*TASK DESCRIPTION:* Repeat word for word the lines from the top of the records through the line containing "text=black!85] (title) at", and skip the pictures.

*GIVEN ENTRIES:*
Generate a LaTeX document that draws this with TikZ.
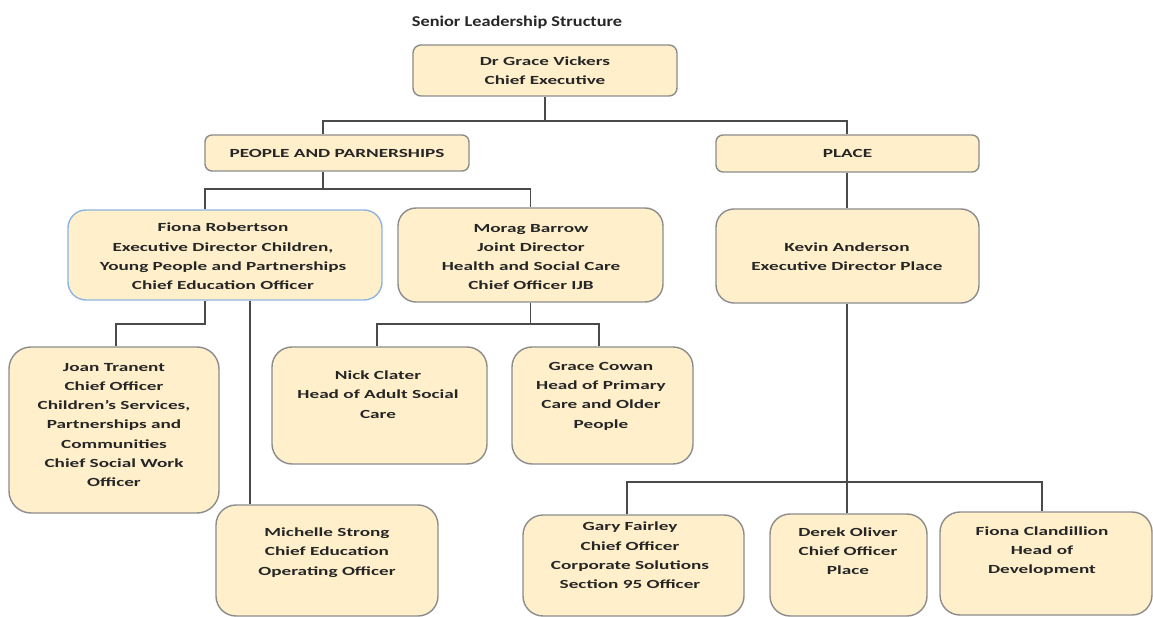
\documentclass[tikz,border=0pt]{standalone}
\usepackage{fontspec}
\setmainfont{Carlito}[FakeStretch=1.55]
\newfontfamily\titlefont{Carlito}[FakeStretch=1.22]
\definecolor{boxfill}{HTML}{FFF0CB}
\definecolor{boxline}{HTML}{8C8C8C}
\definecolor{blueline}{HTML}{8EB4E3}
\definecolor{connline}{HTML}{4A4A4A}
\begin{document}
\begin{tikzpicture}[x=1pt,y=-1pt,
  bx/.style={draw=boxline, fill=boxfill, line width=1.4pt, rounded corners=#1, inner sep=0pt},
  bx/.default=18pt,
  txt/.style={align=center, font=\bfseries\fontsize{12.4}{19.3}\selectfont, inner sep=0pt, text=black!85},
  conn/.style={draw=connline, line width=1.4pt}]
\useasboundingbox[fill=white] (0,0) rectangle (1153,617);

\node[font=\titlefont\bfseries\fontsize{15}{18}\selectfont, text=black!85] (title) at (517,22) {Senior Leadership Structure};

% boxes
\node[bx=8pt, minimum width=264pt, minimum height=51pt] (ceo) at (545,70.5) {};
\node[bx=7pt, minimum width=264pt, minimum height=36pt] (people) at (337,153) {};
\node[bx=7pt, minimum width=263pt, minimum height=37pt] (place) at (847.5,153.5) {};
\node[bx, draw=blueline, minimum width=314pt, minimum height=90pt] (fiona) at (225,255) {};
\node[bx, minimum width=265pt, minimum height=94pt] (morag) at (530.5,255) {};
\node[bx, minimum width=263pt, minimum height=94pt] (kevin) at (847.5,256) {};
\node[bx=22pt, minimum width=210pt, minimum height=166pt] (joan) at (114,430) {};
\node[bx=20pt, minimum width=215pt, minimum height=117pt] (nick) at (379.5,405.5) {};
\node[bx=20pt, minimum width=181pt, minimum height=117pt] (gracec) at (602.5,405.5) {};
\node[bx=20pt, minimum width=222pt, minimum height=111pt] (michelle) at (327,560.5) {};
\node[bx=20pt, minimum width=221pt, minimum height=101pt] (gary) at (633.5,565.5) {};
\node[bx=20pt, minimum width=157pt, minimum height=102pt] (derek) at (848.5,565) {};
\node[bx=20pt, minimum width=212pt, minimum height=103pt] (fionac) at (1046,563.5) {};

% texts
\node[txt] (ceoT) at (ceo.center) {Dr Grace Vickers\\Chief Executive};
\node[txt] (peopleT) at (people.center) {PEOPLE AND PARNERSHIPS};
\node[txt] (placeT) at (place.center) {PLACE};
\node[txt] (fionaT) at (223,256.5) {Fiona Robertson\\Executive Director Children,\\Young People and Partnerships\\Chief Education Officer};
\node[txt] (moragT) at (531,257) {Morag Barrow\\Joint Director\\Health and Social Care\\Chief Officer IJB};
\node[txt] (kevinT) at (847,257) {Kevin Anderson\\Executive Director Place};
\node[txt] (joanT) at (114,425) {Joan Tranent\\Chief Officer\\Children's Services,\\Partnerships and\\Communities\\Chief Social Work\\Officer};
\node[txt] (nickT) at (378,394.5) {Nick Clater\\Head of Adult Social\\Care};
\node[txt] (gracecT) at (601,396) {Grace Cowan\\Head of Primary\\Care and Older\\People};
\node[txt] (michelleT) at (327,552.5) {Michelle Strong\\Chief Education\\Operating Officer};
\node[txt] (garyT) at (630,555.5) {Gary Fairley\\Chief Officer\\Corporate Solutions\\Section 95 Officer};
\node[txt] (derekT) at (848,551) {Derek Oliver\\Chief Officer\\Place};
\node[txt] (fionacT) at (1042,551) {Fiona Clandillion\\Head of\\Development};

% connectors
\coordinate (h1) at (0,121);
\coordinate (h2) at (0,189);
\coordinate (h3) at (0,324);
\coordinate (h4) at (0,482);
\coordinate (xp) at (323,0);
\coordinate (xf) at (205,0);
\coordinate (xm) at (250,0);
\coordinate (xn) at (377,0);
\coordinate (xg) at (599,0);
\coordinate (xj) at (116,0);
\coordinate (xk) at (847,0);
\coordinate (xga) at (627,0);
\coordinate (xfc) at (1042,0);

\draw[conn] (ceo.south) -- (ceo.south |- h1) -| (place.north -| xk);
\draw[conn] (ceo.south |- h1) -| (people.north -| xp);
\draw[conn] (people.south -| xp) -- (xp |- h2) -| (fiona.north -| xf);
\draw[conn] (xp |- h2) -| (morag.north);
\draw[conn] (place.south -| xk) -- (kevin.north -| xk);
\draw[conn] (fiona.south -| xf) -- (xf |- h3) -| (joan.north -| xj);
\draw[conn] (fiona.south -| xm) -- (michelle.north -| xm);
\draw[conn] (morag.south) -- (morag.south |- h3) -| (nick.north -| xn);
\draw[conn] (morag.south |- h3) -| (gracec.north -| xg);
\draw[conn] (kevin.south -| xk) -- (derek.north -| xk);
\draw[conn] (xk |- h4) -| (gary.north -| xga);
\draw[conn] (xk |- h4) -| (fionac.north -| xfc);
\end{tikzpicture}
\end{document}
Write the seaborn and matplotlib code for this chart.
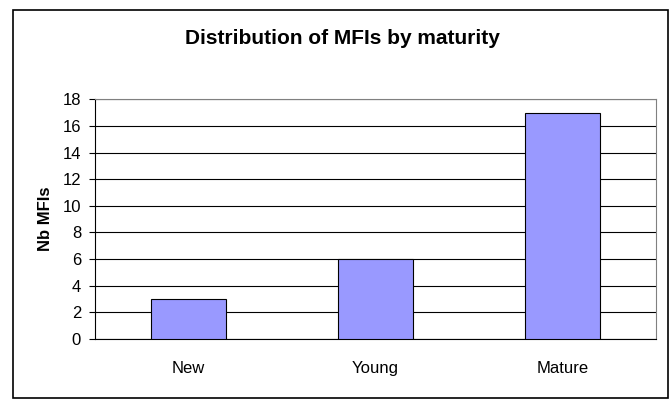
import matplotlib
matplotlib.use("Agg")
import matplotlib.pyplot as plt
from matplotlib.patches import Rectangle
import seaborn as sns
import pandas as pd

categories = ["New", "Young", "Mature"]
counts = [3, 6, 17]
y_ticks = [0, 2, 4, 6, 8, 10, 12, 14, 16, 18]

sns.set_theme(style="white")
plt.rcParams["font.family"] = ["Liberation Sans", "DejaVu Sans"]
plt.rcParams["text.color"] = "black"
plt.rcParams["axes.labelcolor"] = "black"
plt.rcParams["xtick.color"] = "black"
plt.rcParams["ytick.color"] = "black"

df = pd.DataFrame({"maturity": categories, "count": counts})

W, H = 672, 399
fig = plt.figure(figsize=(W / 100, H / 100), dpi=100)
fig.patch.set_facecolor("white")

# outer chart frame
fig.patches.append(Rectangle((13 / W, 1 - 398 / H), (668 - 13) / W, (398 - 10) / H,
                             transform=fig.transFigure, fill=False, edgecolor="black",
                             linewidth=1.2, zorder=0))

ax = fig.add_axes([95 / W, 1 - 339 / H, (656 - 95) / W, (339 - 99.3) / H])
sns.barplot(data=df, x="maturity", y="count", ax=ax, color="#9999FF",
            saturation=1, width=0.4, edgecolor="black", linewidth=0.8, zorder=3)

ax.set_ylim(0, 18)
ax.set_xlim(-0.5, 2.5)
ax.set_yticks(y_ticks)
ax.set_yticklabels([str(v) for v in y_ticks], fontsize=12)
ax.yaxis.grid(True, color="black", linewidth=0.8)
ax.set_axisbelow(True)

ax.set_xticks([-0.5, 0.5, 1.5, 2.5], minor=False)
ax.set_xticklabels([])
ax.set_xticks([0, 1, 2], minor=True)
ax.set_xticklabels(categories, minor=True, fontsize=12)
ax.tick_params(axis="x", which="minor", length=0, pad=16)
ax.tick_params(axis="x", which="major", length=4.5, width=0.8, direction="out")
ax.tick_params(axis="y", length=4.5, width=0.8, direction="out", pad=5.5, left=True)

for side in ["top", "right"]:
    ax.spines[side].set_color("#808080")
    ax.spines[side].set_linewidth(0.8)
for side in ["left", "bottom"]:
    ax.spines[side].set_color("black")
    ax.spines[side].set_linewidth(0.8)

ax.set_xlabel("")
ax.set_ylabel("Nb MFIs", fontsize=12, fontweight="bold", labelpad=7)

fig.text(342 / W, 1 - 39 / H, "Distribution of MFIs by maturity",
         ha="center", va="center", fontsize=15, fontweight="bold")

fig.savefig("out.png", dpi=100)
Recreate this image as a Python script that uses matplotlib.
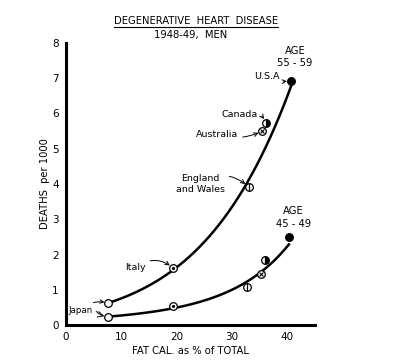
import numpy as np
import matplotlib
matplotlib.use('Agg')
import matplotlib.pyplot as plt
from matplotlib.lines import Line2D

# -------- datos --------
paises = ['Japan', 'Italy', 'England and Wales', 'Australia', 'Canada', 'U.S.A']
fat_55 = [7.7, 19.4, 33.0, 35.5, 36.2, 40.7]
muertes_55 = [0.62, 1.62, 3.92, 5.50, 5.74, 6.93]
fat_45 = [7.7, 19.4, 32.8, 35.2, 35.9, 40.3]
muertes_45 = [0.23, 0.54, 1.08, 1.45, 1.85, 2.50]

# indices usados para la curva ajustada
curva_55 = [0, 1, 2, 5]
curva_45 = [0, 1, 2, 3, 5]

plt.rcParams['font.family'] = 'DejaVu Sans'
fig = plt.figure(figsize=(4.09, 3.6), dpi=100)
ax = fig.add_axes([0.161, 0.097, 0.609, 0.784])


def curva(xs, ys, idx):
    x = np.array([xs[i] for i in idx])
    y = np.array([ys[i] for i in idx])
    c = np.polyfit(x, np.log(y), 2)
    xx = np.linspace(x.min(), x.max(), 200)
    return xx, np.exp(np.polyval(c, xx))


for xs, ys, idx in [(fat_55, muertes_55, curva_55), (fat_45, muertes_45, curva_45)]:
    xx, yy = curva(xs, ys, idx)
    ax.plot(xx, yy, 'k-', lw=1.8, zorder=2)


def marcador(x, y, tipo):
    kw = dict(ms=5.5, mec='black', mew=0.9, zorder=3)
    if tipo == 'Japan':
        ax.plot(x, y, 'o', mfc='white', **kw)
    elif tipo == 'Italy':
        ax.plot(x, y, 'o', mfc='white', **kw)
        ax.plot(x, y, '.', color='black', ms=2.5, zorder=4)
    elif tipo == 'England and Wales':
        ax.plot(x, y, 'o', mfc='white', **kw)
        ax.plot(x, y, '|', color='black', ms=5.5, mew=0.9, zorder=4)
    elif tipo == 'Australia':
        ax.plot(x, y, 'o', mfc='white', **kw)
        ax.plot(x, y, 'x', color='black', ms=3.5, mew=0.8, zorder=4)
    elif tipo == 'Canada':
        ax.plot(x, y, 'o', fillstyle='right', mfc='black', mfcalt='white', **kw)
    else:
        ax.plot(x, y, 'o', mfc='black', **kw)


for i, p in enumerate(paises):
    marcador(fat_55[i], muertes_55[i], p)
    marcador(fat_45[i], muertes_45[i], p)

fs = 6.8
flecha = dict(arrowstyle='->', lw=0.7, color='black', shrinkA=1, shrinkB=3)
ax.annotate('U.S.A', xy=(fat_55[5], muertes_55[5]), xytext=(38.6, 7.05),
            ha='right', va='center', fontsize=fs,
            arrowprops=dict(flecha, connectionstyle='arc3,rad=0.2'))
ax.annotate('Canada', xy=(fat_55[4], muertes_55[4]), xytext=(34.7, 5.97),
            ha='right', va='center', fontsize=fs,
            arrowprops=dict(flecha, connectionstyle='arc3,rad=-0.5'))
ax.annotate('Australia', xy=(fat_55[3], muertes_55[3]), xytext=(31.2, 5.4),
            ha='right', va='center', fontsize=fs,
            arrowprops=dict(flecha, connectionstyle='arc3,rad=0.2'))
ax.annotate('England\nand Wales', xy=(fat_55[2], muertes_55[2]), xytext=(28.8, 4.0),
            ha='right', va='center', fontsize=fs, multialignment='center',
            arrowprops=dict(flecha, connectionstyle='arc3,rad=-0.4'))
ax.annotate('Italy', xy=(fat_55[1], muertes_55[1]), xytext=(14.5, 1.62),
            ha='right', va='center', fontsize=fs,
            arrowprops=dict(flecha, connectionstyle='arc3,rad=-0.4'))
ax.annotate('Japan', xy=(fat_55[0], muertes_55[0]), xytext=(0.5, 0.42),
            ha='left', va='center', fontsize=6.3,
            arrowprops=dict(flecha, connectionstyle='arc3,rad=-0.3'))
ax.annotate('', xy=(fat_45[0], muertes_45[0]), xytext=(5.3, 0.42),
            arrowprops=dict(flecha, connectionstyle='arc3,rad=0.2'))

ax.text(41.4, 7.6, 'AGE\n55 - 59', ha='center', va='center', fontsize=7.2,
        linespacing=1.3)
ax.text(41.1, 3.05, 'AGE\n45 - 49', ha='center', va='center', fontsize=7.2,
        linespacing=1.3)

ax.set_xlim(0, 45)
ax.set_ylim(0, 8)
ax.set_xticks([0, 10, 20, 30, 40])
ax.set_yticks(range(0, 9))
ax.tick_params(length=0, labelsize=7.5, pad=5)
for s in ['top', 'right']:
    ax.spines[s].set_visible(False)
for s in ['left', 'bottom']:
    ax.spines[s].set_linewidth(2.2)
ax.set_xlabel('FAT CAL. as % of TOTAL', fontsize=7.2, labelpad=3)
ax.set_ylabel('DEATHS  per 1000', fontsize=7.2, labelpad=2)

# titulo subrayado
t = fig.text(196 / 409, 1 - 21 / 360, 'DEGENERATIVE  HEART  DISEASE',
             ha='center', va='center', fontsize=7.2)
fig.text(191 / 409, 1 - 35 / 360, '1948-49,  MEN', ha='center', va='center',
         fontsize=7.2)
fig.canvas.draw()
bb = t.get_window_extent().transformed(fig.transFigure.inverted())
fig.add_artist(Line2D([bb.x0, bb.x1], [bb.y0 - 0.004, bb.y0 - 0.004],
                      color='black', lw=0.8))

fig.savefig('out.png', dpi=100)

*WORKED SOLUTION:*
Generate a LaTeX document that draws this with TikZ.
\documentclass[tikz,border=0pt]{standalone}
\usepackage{fontspec}
\setmainfont{Carlito}[FakeStretch=1.55]
\newfontfamily\titlefont{Carlito}[FakeStretch=1.22]
\definecolor{boxfill}{HTML}{FFF0CB}
\definecolor{boxline}{HTML}{8C8C8C}
\definecolor{blueline}{HTML}{8EB4E3}
\definecolor{connline}{HTML}{4A4A4A}
\begin{document}
\begin{tikzpicture}[x=1pt,y=-1pt,
  bx/.style={draw=boxline, fill=boxfill, line width=1.4pt, rounded corners=#1, inner sep=0pt},
  bx/.default=18pt,
  txt/.style={align=center, font=\bfseries\fontsize{12.4}{19.3}\selectfont, inner sep=0pt, text=black!85},
  conn/.style={draw=connline, line width=1.4pt}]
\useasboundingbox[fill=white] (0,0) rectangle (1153,617);

\node[font=\titlefont\bfseries\fontsize{15}{18}\selectfont, text=black!85] (title) at (517,22) {Senior Leadership Structure};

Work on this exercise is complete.